'Miscelânea, Nos Passos de Bernardo Guimarães' resgata a obra e a crítica social do autor mineiro
Livro inédito organiza textos pouco conhecidos de Bernardo Guimarães, debatendo temas como escravidão, identidade cultural e crítica social
INÉDITOBernardo Guimarães, um dos maiores nomes da literatura brasileira do século 19, ganha uma nova releitura e reconhecimento 200 anos após seu nascimento com o lançamento do livro Miscelânea, Nos Passos de Bernardo Guimarães, organizado pela pesquisadora Francelina Drummond. A obra reúne textos inéditos ou pouco conhecidos do autor, muitos publicados originalmente em jornais no século 19 e que ainda não haviam sido editados em livro. A estreia do livro aconteceu na Semana Bernardo Guimarães, em Ouro Preto, Minas Gerais, no dia 13 de agosto.
A ideia de lançar Miscelânea surgiu da longa pesquisa de Drummond sobre a imprensa de Ouro Preto no século 19, quando ela descobriu uma série de folhetins literários, crônicas políticas e poemas de Guimarães que ainda não faziam parte da sua bibliografia oficial. "Foi um trabalho imenso. Localizei 250 jornais na cidade, em um período de 70 anos", explicou Francelina em entrevista ao Estadão.
A pesquisa trouxe à tona, por exemplo, A Escrava Isaura, que foi publicada em folhetins antes de se tornar livro, mas sua publicação foi interrompida sem explicações. O romance estreou em O Globo em 1874, mas foi cortado após o terceiro capítulo, ocupando seu espaço com A Mão e a Luva, de Machado de Assis. Segundo Drummond, a razão para o corte foi uma campanha contra a obra, iniciada pelo jornal O Apóstolo e dirigida pelo monsenhor José Gonçalves Ferreira.

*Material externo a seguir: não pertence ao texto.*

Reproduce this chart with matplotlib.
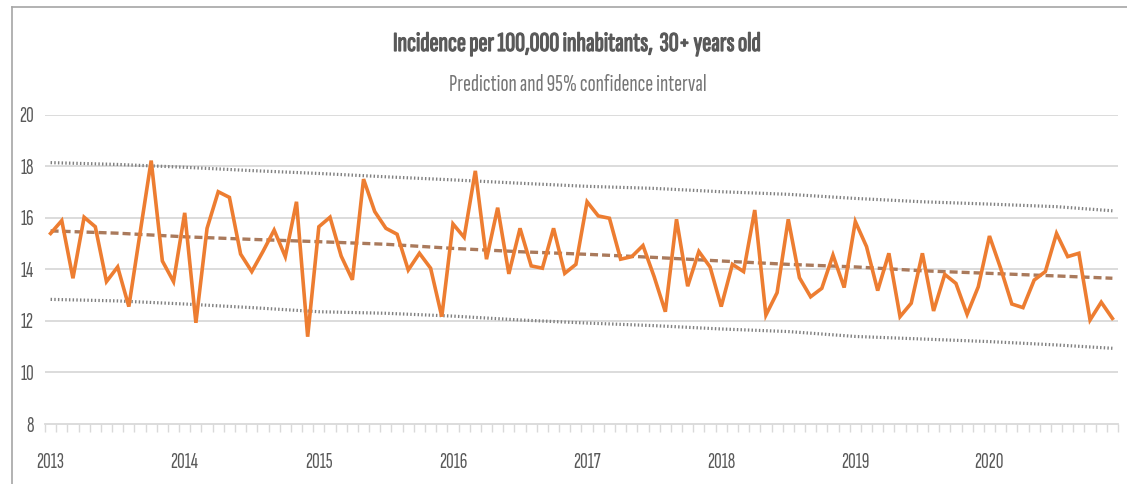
import numpy as np
import matplotlib
matplotlib.use("Agg")
import matplotlib.pyplot as plt
import matplotlib.patheffects as pe
from matplotlib.lines import Line2D
from matplotlib.ticker import FixedLocator, NullFormatter

FONTS = ['Sofia Sans Extra Condensed', 'PT Sans Narrow', 'DejaVu Sans']
plt.rcParams['font.family'] = FONTS

# Monthly incidence per 100,000 inhabitants, Jan 2013 - Dec 2020
incidence = [
    15.40, 15.90, 13.66, 16.03, 15.66, 13.53, 14.10, 12.56, 15.40, 18.23, 14.33, 13.53,  # 2013
    16.20, 11.93, 15.60, 17.02, 16.80, 14.60, 13.92, 14.70, 15.53, 14.50, 16.63, 11.39,  # 2014
    15.66, 16.03, 14.52, 13.60, 17.51, 16.25, 15.60, 15.37, 13.98, 14.63, 14.05, 12.17,  # 2015
    15.77, 15.25, 17.83, 14.40, 16.40, 13.83, 15.60, 14.14, 14.05, 15.60, 13.85, 14.20,  # 2016
    16.63, 16.08, 15.99, 14.40, 14.50, 14.93, 13.72, 12.36, 15.95, 13.35, 14.70, 14.10,  # 2017
    12.56, 14.20, 13.92, 16.31, 12.23, 13.10, 15.95, 13.68, 12.94, 13.27, 14.56, 13.30,  # 2018
    15.86, 14.89, 13.18, 14.63, 12.17, 12.69, 14.63, 12.39, 13.81, 13.46, 12.26, 13.33,  # 2019
    15.30, 14.05, 12.66, 12.52, 13.59, 13.92, 15.40, 14.50, 14.63, 12.04, 12.73, 12.10,  # 2020
]

# Model prediction and 95% confidence bounds, read every six months (month index)
trend_months = [0, 6, 12, 18, 24, 30, 36, 42, 48, 54, 60, 66, 72, 78, 84, 90, 95]
prediction = [15.50, 15.41, 15.27, 15.17, 15.08, 14.98, 14.82, 14.69, 14.59,
              14.47, 14.33, 14.20, 14.10, 13.95, 13.85, 13.75, 13.66]
upper_ci = [18.15, 18.08, 17.97, 17.84, 17.73, 17.60, 17.48, 17.35, 17.23,
            17.15, 17.02, 16.92, 16.76, 16.63, 16.54, 16.44, 16.28]
lower_ci = [12.84, 12.78, 12.66, 12.52, 12.36, 12.30, 12.19, 12.04, 11.92,
            11.82, 11.69, 11.59, 11.40, 11.30, 11.20, 11.07, 10.94]

years = ['2013', '2014', '2015', '2016', '2017', '2018', '2019', '2020']
y_ticks = [8, 10, 12, 14, 16, 18, 20]

title = 'Incidence per 100,000 inhabitants,  30+ years old'
subtitle = 'Prediction and 95% confidence interval'

W, H = 1127, 484
fig = plt.figure(figsize=(W / 100, H / 100), dpi=100)
ax = fig.add_axes([45 / W, 1 - 424 / H, 1073 / W, (424 - 115) / H])
renderer = fig.canvas.get_renderer()


def fit_width(text_artist, width_px):
    """Scale a text's font size so that it spans the given width in pixels."""
    for _ in range(4):
        w = text_artist.get_window_extent(renderer).width
        text_artist.set_fontsize(text_artist.get_fontsize() * width_px / w)
    return text_artist.get_fontsize()


n = len(incidence)
x = np.arange(n)

grid_c = '#d9d9d9'
text_c = '#595959'

for yv in y_ticks[1:]:
    ax.axhline(yv, color=grid_c, lw=1.3, zorder=0)

ax.plot(trend_months, upper_ci, color='#808080', lw=2.3, ls=(0, (0.45, 0.7)), zorder=2)
ax.plot(trend_months, lower_ci, color='#808080', lw=2.3, ls=(0, (0.45, 0.7)), zorder=2)
ax.plot(trend_months, prediction, color='#aa7a5c', lw=2.4, ls=(0, (2.4, 1.2)), zorder=3)
ax.plot(x, incidence, color='#ED7D31', lw=2.6, solid_joinstyle='miter', zorder=4)

ax.set_xlim(-0.5, n - 0.5)
ax.set_ylim(8, 20)

# tick label size taken from the width of a year label
probe = fig.text(0, 0, '2013', fontsize=12)
tick_fs = fit_width(probe, 28)
probe.remove()

ax.set_yticks(y_ticks)
ax.set_yticklabels([str(v) for v in y_ticks])
ax.tick_params(axis='y', length=0, pad=8, labelsize=tick_fs, labelcolor=text_c)

ax.set_xticks(np.arange(0, n, 12))
ax.set_xticklabels(years)
ax.tick_params(axis='x', which='major', length=0, pad=21, labelsize=tick_fs, labelcolor=text_c)
ax.xaxis.set_minor_locator(FixedLocator(np.arange(-0.5, n, 1)))
ax.xaxis.set_minor_formatter(NullFormatter())
ax.tick_params(axis='x', which='minor', length=5.5, width=1, color=grid_c, direction='out')

for side in ['top', 'right', 'left']:
    ax.spines[side].set_visible(False)
ax.spines['bottom'].set_color(grid_c)
ax.spines['bottom'].set_linewidth(1.3)

t1 = fig.text(577 / W, 1 - 44 / H, title, ha='center', va='center',
              fontsize=16, fontweight='bold', color=text_c)
fit_width(t1, 368)
t1.set_path_effects([pe.withStroke(linewidth=0.9, foreground=text_c)])
t2 = fig.text(578 / W, 1 - 85 / H, subtitle, ha='center', va='center',
              fontsize=14, color='#767676')
fit_width(t2, 258)

# chart area border (left and top edges)
fig.add_artist(Line2D([12 / W, 12 / W], [0, 1 - 7 / H], color='#a6a6a6', lw=1.2))
fig.add_artist(Line2D([12 / W, 1], [1 - 7 / H, 1 - 7 / H], color='#a6a6a6', lw=1.2))

fig.savefig('out.png', dpi=100, facecolor='white')
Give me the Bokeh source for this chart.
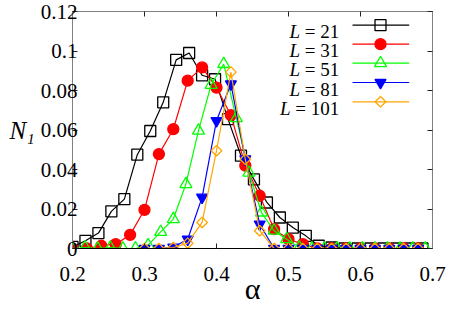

O novo livro destaca a diversidade de gêneros explorados por Bernardo Guimarães, que escreveu não apenas romances, mas também poemas, reflexões e crônicas políticas. Drummond destaca a ousadia do autor, que criticava figuras literárias da época, como Gonçalves Dias, e propunha uma análise mais científica da literatura. Essa atitude crítica está muito presente na seleção dos textos de Miscelânea, que busca atrair tanto o público em geral quanto estudantes e pesquisadores especializados.
Entre os temas mais relevantes resgatados no livro, estão a crítica à escravidão, à dependência cultural do Brasil e as questões indígenas. "Ele inaugura em 1866 o romance sertanejo, marcado pela vida no interior do país e pela figura do sertanista, que se torna uma parte importante da narrativa literária brasileira", comenta a organizadora.
Além da crítica social, Miscelânea também revela o lado experimental de Bernardo Guimarães como escritor, com poesia grotesca e humor nonsense. Alguns poemas inéditos ou pouco conhecidos, como A Orgia dos Duendes, O Nariz Perante os Poetas e A Origem do Mênstruo, mostram uma dimensão pouco explorada de sua obra, com influências europeias, como a de Baudelaire, e também de outros autores brasileiros, como Cruz e Sousa e Machado de Assis.
Esse lado experimental de Guimarães contribui para uma visão mais abrangente de sua obra, que vai além da crítica social e do romance sertanejo. O livro oferece uma visão mais introspectiva, irônica e crítica, que se reflete também nas ilustrações feitas pelo Atelier Dois Capelistas, responsáveis pelas imagens que acompanham o livro.
As ilustrações de Leandro Vilar e Aurélio H. dos Santos são feitas em nanquim sobre papel e capturam a melancolia e o espírito irônico de Guimarães. O trabalho artístico contribui para uma compreensão mais profunda da obra do escritor, ampliando o projeto além do livro e se estendendo à criação da exposição "Nos Passos de Bernardo Guimarães", que mapeia 13 locais históricos ligados ao autor em Ouro Preto e na região.
Essas ilustrações, além de complementarem a obra literária, ajudam a recontextualizar a cidade de Ouro Preto, proporcionando aos leitores e visitantes uma nova perspectiva sobre o legado de Bernardo Guimarães e sua contribuição à literatura brasileira.
Francelina Drummond, ao organizar Miscelânea, não apenas faz uma homenagem a Bernardo Guimarães, mas também convida à releitura de sua obra, ressaltando sua relevância para a literatura contemporânea e para a história nacional. A obra propõe um olhar atento sobre as memórias culturais de Minas Gerais e Ouro Preto, reconectando os leitores com uma herança literária que ainda fala sobre temas como a escravidão, a identidade cultural e a luta por justiça social.